Prestigious US magazine, Sailing World's Dave Reed checks out the systems you never see aboard an AC75.

Much of the magic of a big foiling monohull is in the precision controls and elaborate systems required for takeoff and flight. Here’s a guide to what’s happening under the hood of American Magic’s AC75.

“Mechatronics engineer.” That’s one job title that never existed back in the America’s Cup’s 12-Metre era. But today, every Cup team has a few on payroll. These are the unknown wizards tasked with ensuring that every adjustment on the AC75 is precise. From micro to macro, from the top of the rig to the tip of the foil flap, when and if someone presses a button or pushes a toggle on these complex flying beasts, something logical better happen, and it better be right. Such is the new high-tech domain of modern America’s Cup ­sailing, one in which software, hardware, electronics, hydraulics and human input interplay through intricate systems.

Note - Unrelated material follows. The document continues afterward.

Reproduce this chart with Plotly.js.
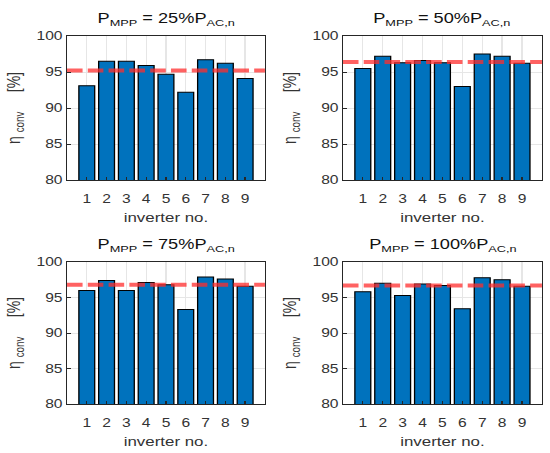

“It is the crux of performance,” says James Lyne, head coach of the New York YC’s American Magic challenge. “The Cup can be won or lost in these control systems.” Lyne, who analyzes every move and every adjustment the American Magic sailing team makes on board its AC75 Defiant, can see through 14 onboard cameras and a deluge of data streamed from the boat just how important this business of mechatronics is to getting up to speed and around the race track.

Let’s start with the big picture: Who does what on the boat?

We’ve split up the tasks of controlling the boat. Dean [Barker], the helmsman, has control of the wheel and various things, but his primary role is to steer the boat around the course. Paul [Goodison], as the mainsail trimmer, controls the shape of the mast and the [twin-skinned] mainsail. He also has some control of the jib. Andrew Campbell is then, ­effectively, in control of flight. From his position, he controls the foil cant, foil flap and ­rudder rake. Other people can also control those functions, but 99 percent of the time, three people effectively have control of the boat.